9.Zuoying Navy Veteran's Village (左營海軍眷村)
Zuoying Harbour (左營軍港) has been a military establishment since 1904 and after the arrival of the KMT and the huge increase in military personnel in Taiwan, additional military residences were constructed. Today, most of these have been torn down, but the Zuoying Navy Veteran’s Village remains and has recently been made a cultural heritage site.

Today, these beautiful old houses offer an insight not only into Taiwan’s military history and traditions but also a way of life which has been lost in modern Taiwan. The single-story dwellings sit on tree-lined streets with individual plots of land, gardens, and a great sense of community among the residents of those still inhabit it.

Visitors are welcome to stroll the streets but are encouraged not to disturb the locals or invade their privacy too much. Such residential areas no longer exist in most of Taiwan these days, and this naval village offers a reminder of what has been lost.


10.Qishan - 旗山
Qishan township lies around 30 minutes east of Kaohsiung and is an unspoiled traditional community which has plenty to offer visitors despite being far more off the beaten track than nearby Meinong.

Qishan Old Street (旗山老街) still retains much of its original architecture and is home to various small shops and food stalls, many of which serve up variations of the local delicacy, bananas. You can buy banana cake, banana cream puffs, banana shakes, banana sweet egg rolls, banana chips, banana ice cream, banana bread, and a few places still sell plain old bananas too.

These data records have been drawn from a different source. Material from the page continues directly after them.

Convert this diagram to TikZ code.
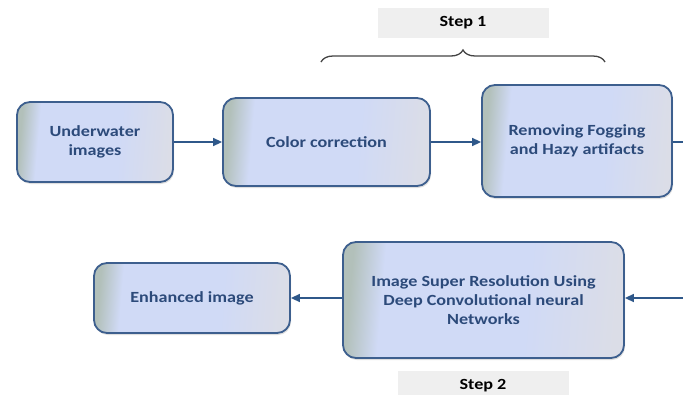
\documentclass[tikz,border=0pt]{standalone}
\usepackage{fontspec}
\newfontfamily\diafont{Carlito}[FakeStretch=1.17]
\usetikzlibrary{arrows.meta,positioning,calc,decorations.pathreplacing,shadows}

\definecolor{boxline}{RGB}{61,95,142}
\definecolor{boxtext}{RGB}{44,74,122}
\definecolor{arrowc}{RGB}{47,88,138}
\definecolor{stepfill}{RGB}{239,239,239}
\definecolor{bracec}{RGB}{68,68,68}
\definecolor{leftc}{RGB}{178,192,186}
\definecolor{midc}{RGB}{208,218,246}
\definecolor{rightc}{RGB}{219,221,231}
\pgfdeclarehorizontalshading{boxshade}{100bp}{color(0bp)=(leftc); color(25bp)=(leftc);
  color(31bp)=(midc); color(58bp)=(midc); color(75bp)=(rightc); color(100bp)=(rightc)}

\begin{document}
\begin{tikzpicture}[
  x=1pt, y=-1pt,
  stage/.style={draw=boxline, line width=1.8pt, rounded corners=13pt,
                shading=boxshade, shading angle=-5, align=center,
                font=\diafont\bfseries\fontsize{15.5}{19}\selectfont, text=boxtext,
                drop shadow={opacity=0.25, shadow xshift=1pt, shadow yshift=-2pt}},
  steplabel/.style={fill=stepfill, minimum height=30pt, minimum width=171pt,
                font=\diafont\bfseries\fontsize{15.5}{19}\selectfont},
  flow/.style={draw=arrowc, line width=1.5pt, -{Triangle[length=9pt,width=8pt]}},
  >=Stealth
]
  \useasboundingbox (0,0) rectangle (683,394);

  % first row
  \node[stage, minimum width=156pt, minimum height=80pt]  (under) at (95,142)    {Underwater\\images};
  \node[stage, minimum width=207pt, minimum height=88pt]  (color) at (326.5,142) {Color correction};
  \node[stage, minimum width=190pt, minimum height=112pt] (fog)   at (577,141)   {Removing Fogging\\and Hazy artifacts};

  % second row
  \node[stage, minimum width=281pt, minimum height=116pt] (isr) at (483.5,300)
        {Image Super Resolution Using\\Deep Convolutional neural\\Networks};
  \node[stage, minimum width=196pt, minimum height=70pt]  (enh) at (192,298) {Enhanced image};

  % step labels
  \node[steplabel] (step1) at (463,23)  {Step 1};
  \node[steplabel] (step2) at (483,386) {Step 2};
  \draw[bracec, line width=1.3pt, decorate, decoration={brace, amplitude=12pt}]
      (321,62) -- (605,62);

  % connectors
  \coordinate (outR) at (683,142);
  \coordinate (inR)  at (683,298);
  \draw[flow] (under.east) -- (color.west);
  \draw[flow] (color.east) -- (color.east -| fog.west);
  \draw[draw=arrowc, line width=1.5pt] (fog.east |- outR) -- (outR);
  \draw[flow] (inR) -- (inR -| isr.east);
  \draw[flow] (isr.west |- enh.east) -- (enh.east);
\end{tikzpicture}
\end{document}
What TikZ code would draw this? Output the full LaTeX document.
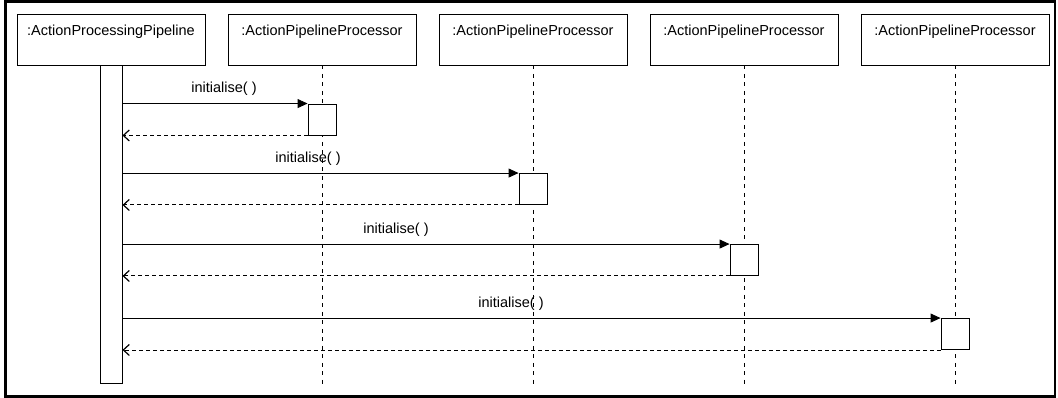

At the end of Old Street is Qishan Station (旗山車站) a quaint Japanese era building dating to 1912. It has long since been usurped as the local train terminus by a nearby brutal concrete structure, but the building remains and has since been carefully restored.

Other sites worth a look include St. Joseph Catholic Church (旗山聖若瑟天主堂) which was completed in 1959 and boasts impressive imitation gothic architecture, The 100 year old Qishan Elementary School (高雄市旗山區旗山國民小學) and the nearby Qishan Confucius Temple (旗山孔廟). Visitors need a car and a spare day, but Qishan has plenty to offer those who make the effort.